### EXTRACTED INFORMATION
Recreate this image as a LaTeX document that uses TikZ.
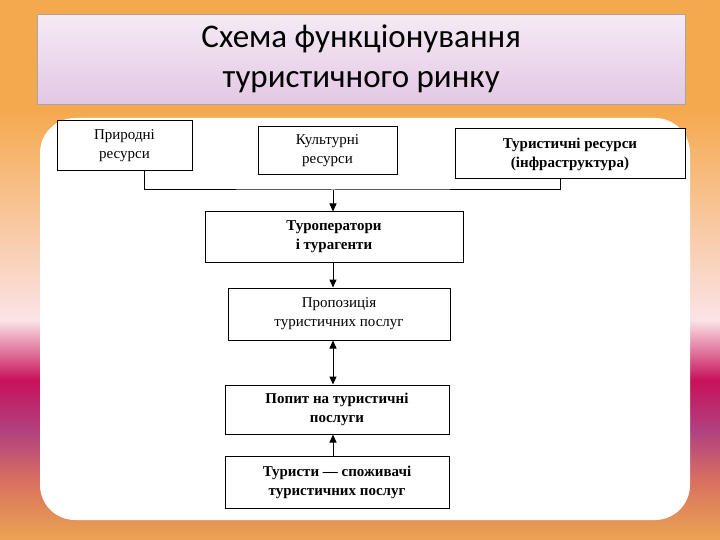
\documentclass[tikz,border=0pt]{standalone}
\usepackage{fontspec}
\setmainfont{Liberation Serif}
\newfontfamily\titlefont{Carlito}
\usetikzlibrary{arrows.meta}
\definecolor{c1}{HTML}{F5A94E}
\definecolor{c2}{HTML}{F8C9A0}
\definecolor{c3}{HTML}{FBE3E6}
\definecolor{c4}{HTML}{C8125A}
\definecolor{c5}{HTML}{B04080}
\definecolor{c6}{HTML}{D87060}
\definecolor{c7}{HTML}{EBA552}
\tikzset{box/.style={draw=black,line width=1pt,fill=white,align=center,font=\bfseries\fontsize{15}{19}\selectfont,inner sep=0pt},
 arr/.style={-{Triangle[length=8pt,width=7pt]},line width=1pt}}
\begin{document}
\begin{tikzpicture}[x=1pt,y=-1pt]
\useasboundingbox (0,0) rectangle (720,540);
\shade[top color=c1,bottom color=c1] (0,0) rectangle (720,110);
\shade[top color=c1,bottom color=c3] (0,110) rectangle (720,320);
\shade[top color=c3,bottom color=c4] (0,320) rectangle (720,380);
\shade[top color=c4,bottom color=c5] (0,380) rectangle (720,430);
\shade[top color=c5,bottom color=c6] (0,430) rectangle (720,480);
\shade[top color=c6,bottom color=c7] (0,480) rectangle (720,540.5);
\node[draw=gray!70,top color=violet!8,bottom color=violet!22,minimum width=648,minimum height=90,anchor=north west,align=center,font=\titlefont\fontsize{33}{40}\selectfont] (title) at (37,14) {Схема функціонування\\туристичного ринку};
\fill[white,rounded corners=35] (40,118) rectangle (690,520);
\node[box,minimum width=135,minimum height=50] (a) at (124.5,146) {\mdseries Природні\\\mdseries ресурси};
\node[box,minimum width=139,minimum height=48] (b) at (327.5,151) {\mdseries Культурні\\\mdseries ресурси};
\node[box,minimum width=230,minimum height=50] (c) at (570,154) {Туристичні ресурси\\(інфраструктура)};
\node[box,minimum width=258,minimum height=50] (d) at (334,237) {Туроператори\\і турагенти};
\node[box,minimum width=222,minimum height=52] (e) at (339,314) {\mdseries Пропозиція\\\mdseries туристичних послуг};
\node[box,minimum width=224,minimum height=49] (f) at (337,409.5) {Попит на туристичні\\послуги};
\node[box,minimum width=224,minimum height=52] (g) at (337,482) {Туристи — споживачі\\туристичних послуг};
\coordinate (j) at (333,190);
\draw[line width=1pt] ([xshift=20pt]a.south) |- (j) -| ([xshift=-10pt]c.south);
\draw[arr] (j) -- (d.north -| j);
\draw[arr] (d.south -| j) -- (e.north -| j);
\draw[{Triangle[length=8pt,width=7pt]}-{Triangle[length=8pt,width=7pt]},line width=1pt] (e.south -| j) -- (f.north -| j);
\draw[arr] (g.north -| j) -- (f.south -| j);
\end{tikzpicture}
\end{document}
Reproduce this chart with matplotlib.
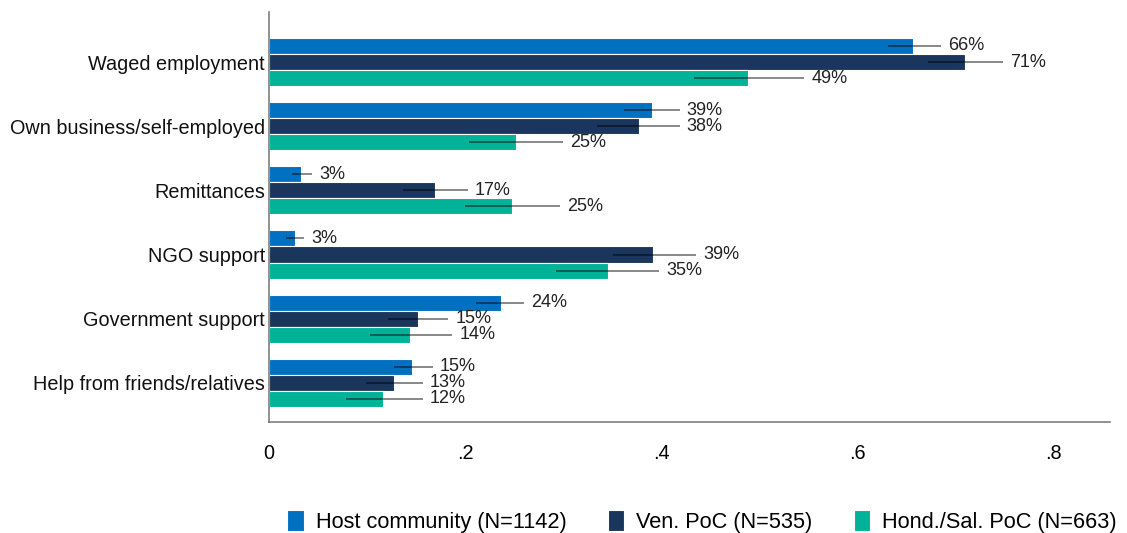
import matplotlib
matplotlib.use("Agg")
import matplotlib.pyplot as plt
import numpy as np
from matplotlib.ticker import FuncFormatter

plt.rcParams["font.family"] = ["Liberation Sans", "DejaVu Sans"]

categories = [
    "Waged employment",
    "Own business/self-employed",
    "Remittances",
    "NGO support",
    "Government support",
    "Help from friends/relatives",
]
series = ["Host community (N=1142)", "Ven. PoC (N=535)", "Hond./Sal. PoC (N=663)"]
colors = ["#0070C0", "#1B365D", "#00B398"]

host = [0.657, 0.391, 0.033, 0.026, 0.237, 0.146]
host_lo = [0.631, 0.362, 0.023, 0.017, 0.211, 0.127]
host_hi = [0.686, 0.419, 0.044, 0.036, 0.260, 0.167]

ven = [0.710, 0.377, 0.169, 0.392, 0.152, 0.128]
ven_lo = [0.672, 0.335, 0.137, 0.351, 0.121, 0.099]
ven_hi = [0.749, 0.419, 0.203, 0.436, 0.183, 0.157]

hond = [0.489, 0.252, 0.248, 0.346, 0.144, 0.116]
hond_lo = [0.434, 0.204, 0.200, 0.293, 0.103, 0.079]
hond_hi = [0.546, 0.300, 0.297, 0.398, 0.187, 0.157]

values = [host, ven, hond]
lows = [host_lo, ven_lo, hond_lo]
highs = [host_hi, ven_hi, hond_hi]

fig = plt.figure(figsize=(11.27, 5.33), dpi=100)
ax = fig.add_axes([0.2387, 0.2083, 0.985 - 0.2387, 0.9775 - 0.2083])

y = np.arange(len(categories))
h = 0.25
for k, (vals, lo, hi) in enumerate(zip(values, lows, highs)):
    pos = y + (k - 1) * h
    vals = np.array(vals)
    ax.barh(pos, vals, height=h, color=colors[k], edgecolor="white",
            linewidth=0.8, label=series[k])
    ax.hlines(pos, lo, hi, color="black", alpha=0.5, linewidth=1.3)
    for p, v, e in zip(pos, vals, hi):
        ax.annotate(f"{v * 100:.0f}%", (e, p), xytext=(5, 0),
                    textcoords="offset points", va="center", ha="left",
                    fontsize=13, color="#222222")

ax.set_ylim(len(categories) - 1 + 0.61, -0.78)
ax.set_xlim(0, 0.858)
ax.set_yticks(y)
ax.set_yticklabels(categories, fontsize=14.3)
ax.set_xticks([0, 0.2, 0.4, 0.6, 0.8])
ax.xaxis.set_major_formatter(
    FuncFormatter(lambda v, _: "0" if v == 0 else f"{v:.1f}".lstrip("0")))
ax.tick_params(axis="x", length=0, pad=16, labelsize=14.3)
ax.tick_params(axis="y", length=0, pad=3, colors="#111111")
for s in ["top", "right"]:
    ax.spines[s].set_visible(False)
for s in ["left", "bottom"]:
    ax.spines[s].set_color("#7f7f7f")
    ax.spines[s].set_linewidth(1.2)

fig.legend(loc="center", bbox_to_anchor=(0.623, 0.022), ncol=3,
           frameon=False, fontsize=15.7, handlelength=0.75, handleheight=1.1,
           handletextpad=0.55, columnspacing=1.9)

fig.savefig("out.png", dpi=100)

### AIM
Reproduce the entries exactly. Do not carry over any picture.

### COMPLETED TASK
Recreate this image as a LaTeX document that uses TikZ.
\documentclass[tikz,border=0pt]{standalone}
\usepackage{fontspec}
\setmainfont{Liberation Serif}
\newfontfamily\titlefont{Carlito}
\usetikzlibrary{arrows.meta}
\definecolor{c1}{HTML}{F5A94E}
\definecolor{c2}{HTML}{F8C9A0}
\definecolor{c3}{HTML}{FBE3E6}
\definecolor{c4}{HTML}{C8125A}
\definecolor{c5}{HTML}{B04080}
\definecolor{c6}{HTML}{D87060}
\definecolor{c7}{HTML}{EBA552}
\tikzset{box/.style={draw=black,line width=1pt,fill=white,align=center,font=\bfseries\fontsize{15}{19}\selectfont,inner sep=0pt},
 arr/.style={-{Triangle[length=8pt,width=7pt]},line width=1pt}}
\begin{document}
\begin{tikzpicture}[x=1pt,y=-1pt]
\useasboundingbox (0,0) rectangle (720,540);
\shade[top color=c1,bottom color=c1] (0,0) rectangle (720,110);
\shade[top color=c1,bottom color=c3] (0,110) rectangle (720,320);
\shade[top color=c3,bottom color=c4] (0,320) rectangle (720,380);
\shade[top color=c4,bottom color=c5] (0,380) rectangle (720,430);
\shade[top color=c5,bottom color=c6] (0,430) rectangle (720,480);
\shade[top color=c6,bottom color=c7] (0,480) rectangle (720,540.5);
\node[draw=gray!70,top color=violet!8,bottom color=violet!22,minimum width=648,minimum height=90,anchor=north west,align=center,font=\titlefont\fontsize{33}{40}\selectfont] (title) at (37,14) {Схема функціонування\\туристичного ринку};
\fill[white,rounded corners=35] (40,118) rectangle (690,520);
\node[box,minimum width=135,minimum height=50] (a) at (124.5,146) {\mdseries Природні\\\mdseries ресурси};
\node[box,minimum width=139,minimum height=48] (b) at (327.5,151) {\mdseries Культурні\\\mdseries ресурси};
\node[box,minimum width=230,minimum height=50] (c) at (570,154) {Туристичні ресурси\\(інфраструктура)};
\node[box,minimum width=258,minimum height=50] (d) at (334,237) {Туроператори\\і турагенти};
\node[box,minimum width=222,minimum height=52] (e) at (339,314) {\mdseries Пропозиція\\\mdseries туристичних послуг};
\node[box,minimum width=224,minimum height=49] (f) at (337,409.5) {Попит на туристичні\\послуги};
\node[box,minimum width=224,minimum height=52] (g) at (337,482) {Туристи — споживачі\\туристичних послуг};
\coordinate (j) at (333,190);
\draw[line width=1pt] ([xshift=20pt]a.south) |- (j) -| ([xshift=-10pt]c.south);
\draw[arr] (j) -- (d.north -| j);
\draw[arr] (d.south -| j) -- (e.north -| j);
\draw[{Triangle[length=8pt,width=7pt]}-{Triangle[length=8pt,width=7pt]},line width=1pt] (e.south -| j) -- (f.north -| j);
\draw[arr] (g.north -| j) -- (f.south -| j);
\end{tikzpicture}
\end{document}
Reproduce this chart with matplotlib.
import matplotlib
matplotlib.use("Agg")
import matplotlib.pyplot as plt
import numpy as np
from matplotlib.ticker import FuncFormatter

plt.rcParams["font.family"] = ["Liberation Sans", "DejaVu Sans"]

categories = [
    "Waged employment",
    "Own business/self-employed",
    "Remittances",
    "NGO support",
    "Government support",
    "Help from friends/relatives",
]
series = ["Host community (N=1142)", "Ven. PoC (N=535)", "Hond./Sal. PoC (N=663)"]
colors = ["#0070C0", "#1B365D", "#00B398"]

host = [0.657, 0.391, 0.033, 0.026, 0.237, 0.146]
host_lo = [0.631, 0.362, 0.023, 0.017, 0.211, 0.127]
host_hi = [0.686, 0.419, 0.044, 0.036, 0.260, 0.167]

ven = [0.710, 0.377, 0.169, 0.392, 0.152, 0.128]
ven_lo = [0.672, 0.335, 0.137, 0.351, 0.121, 0.099]
ven_hi = [0.749, 0.419, 0.203, 0.436, 0.183, 0.157]

hond = [0.489, 0.252, 0.248, 0.346, 0.144, 0.116]
hond_lo = [0.434, 0.204, 0.200, 0.293, 0.103, 0.079]
hond_hi = [0.546, 0.300, 0.297, 0.398, 0.187, 0.157]

values = [host, ven, hond]
lows = [host_lo, ven_lo, hond_lo]
highs = [host_hi, ven_hi, hond_hi]

fig = plt.figure(figsize=(11.27, 5.33), dpi=100)
ax = fig.add_axes([0.2387, 0.2083, 0.985 - 0.2387, 0.9775 - 0.2083])

y = np.arange(len(categories))
h = 0.25
for k, (vals, lo, hi) in enumerate(zip(values, lows, highs)):
    pos = y + (k - 1) * h
    vals = np.array(vals)
    ax.barh(pos, vals, height=h, color=colors[k], edgecolor="white",
            linewidth=0.8, label=series[k])
    ax.hlines(pos, lo, hi, color="black", alpha=0.5, linewidth=1.3)
    for p, v, e in zip(pos, vals, hi):
        ax.annotate(f"{v * 100:.0f}%", (e, p), xytext=(5, 0),
                    textcoords="offset points", va="center", ha="left",
                    fontsize=13, color="#222222")

ax.set_ylim(len(categories) - 1 + 0.61, -0.78)
ax.set_xlim(0, 0.858)
ax.set_yticks(y)
ax.set_yticklabels(categories, fontsize=14.3)
ax.set_xticks([0, 0.2, 0.4, 0.6, 0.8])
ax.xaxis.set_major_formatter(
    FuncFormatter(lambda v, _: "0" if v == 0 else f"{v:.1f}".lstrip("0")))
ax.tick_params(axis="x", length=0, pad=16, labelsize=14.3)
ax.tick_params(axis="y", length=0, pad=3, colors="#111111")
for s in ["top", "right"]:
    ax.spines[s].set_visible(False)
for s in ["left", "bottom"]:
    ax.spines[s].set_color("#7f7f7f")
    ax.spines[s].set_linewidth(1.2)

fig.legend(loc="center", bbox_to_anchor=(0.623, 0.022), ncol=3,
           frameon=False, fontsize=15.7, handlelength=0.75, handleheight=1.1,
           handletextpad=0.55, columnspacing=1.9)

fig.savefig("out.png", dpi=100)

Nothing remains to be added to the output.